(Code that draws figures)
◇ ◇ ◇ ◇
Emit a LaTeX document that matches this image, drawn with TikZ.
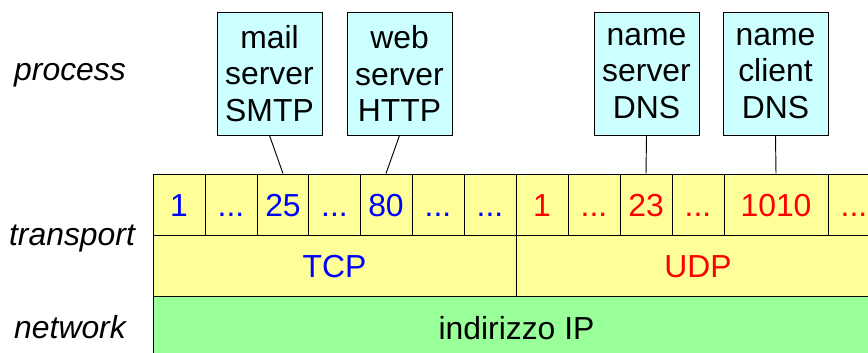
\documentclass[tikz,border=0pt]{standalone}
\usepackage{fontspec}
\setmainfont{Liberation Sans}
\definecolor{appcyan}{HTML}{CCFFFF}
\definecolor{tpyellow}{HTML}{FFFF99}
\definecolor{netgreen}{HTML}{99FF99}
\definecolor{tcpblue}{HTML}{0000FF}
\definecolor{udpred}{HTML}{FF0000}
\begin{document}
\begin{tikzpicture}[
  x=0.03cm, y=-0.03cm,
  big/.style={font=\fontsize{27.2}{31}\selectfont},
  app/.style={draw, line width=0.8pt, fill=appcyan, minimum width=3.15cm, minimum height=3.69cm,
              inner sep=0pt, align=center, big},
  port/.style={draw, line width=0.8pt, fill=tpyellow, minimum width=#1, minimum height=1.83cm,
               inner sep=0pt, text height=0.69cm, text depth=0cm, big},
  proto/.style={draw, line width=0.8pt, fill=tpyellow, minimum width=#1, minimum height=1.83cm,
                inner sep=0pt, text height=0.69cm, text depth=0cm, big},
  layer/.style={big, font=\fontsize{27.2}{31}\selectfont\itshape},
  link/.style={line width=0.8pt}
]
  \useasboundingbox (0,0) rectangle (868,352);

  %-- Livelli
  \node[layer] (lproc)  at (70, 75)  {process};
  \node[layer] (ltrans) at (72, 238) {transport};
  \node[layer] (lnet)   at (70, 327) {network};

  %-- Network
  \node[draw, line width=0.8pt, fill=netgreen, minimum width=21.81cm, minimum height=1.92cm,
        inner sep=0pt, text height=0.69cm, text depth=0cm, big] (ip) at (516.5, 328) {indirizzo IP};

  %-- Transport
  \node[proto=10.89cm, text=tcpblue] (tcp) at (334.5, 265.5) {TCP};
  \node[proto=10.92cm, text=udpred]  (udp) at (698, 265.5)   {UDP};

  %-- Porte TCP
  \node[port=1.56cm, text=tcpblue] (t1)   at (179, 204.5) {1};
  \node[port=1.56cm, text=tcpblue] (t2)   at (231, 204.5) {...};
  \node[port=1.56cm, text=tcpblue] (t25)  at (283, 204.5) {25};
  \node[port=1.56cm, text=tcpblue] (t4)   at (334.5, 204.5) {...};
  \node[port=1.56cm, text=tcpblue] (t80)  at (386, 204.5) {80};
  \node[port=1.56cm, text=tcpblue] (t6)   at (438, 204.5) {...};
  \node[port=1.56cm, text=tcpblue] (t7)   at (490, 204.5) {...};

  %-- Porte UDP
  \node[port=1.56cm, text=udpred] (u1)    at (542, 204.5) {1};
  \node[port=1.56cm, text=udpred] (u2)    at (594, 204.5) {...};
  \node[port=1.56cm, text=udpred] (u23)   at (646, 204.5) {23};
  \node[port=1.56cm, text=udpred] (u4)    at (698, 204.5) {...};
  \node[port=3.12cm, text=udpred] (u1010) at (776, 204.5) {1010};
  \node[port=1.56cm, text=udpred] (u6)    at (854, 204.5) {...};

  %-- Processi
  \node[app] (smtp) at (269.5, 73.5) {mail\\server\\SMTP};
  \node[app] (http) at (399.5, 73.5) {web\\server\\HTTP};
  \node[app] (dnss) at (646.5, 73.5) {name\\server\\DNS};
  \node[app] (dnsc) at (775.5, 73.5) {name\\client\\DNS};

  %-- Collegamenti
  \draw[link] (smtp.south) -- (t25.north);
  \draw[link] (http.south) -- (t80.north);
  \draw[link] (dnss.south) -- (u23.north);
  \draw[link] (dnsc.south) -- (u1010.north);
\end{tikzpicture}
\end{document}
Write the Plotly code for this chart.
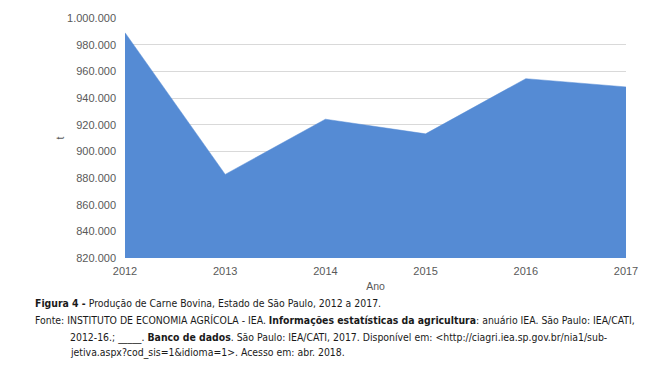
◇ ◇ ◇ ◇
> [TASK TO CARRY OUT]
Copy and report every line where the word "this" is present.

> [RESULT BELOW]
Emit a LaTeX document that matches this image, drawn with TikZ.
Write the Plotly code for this chart.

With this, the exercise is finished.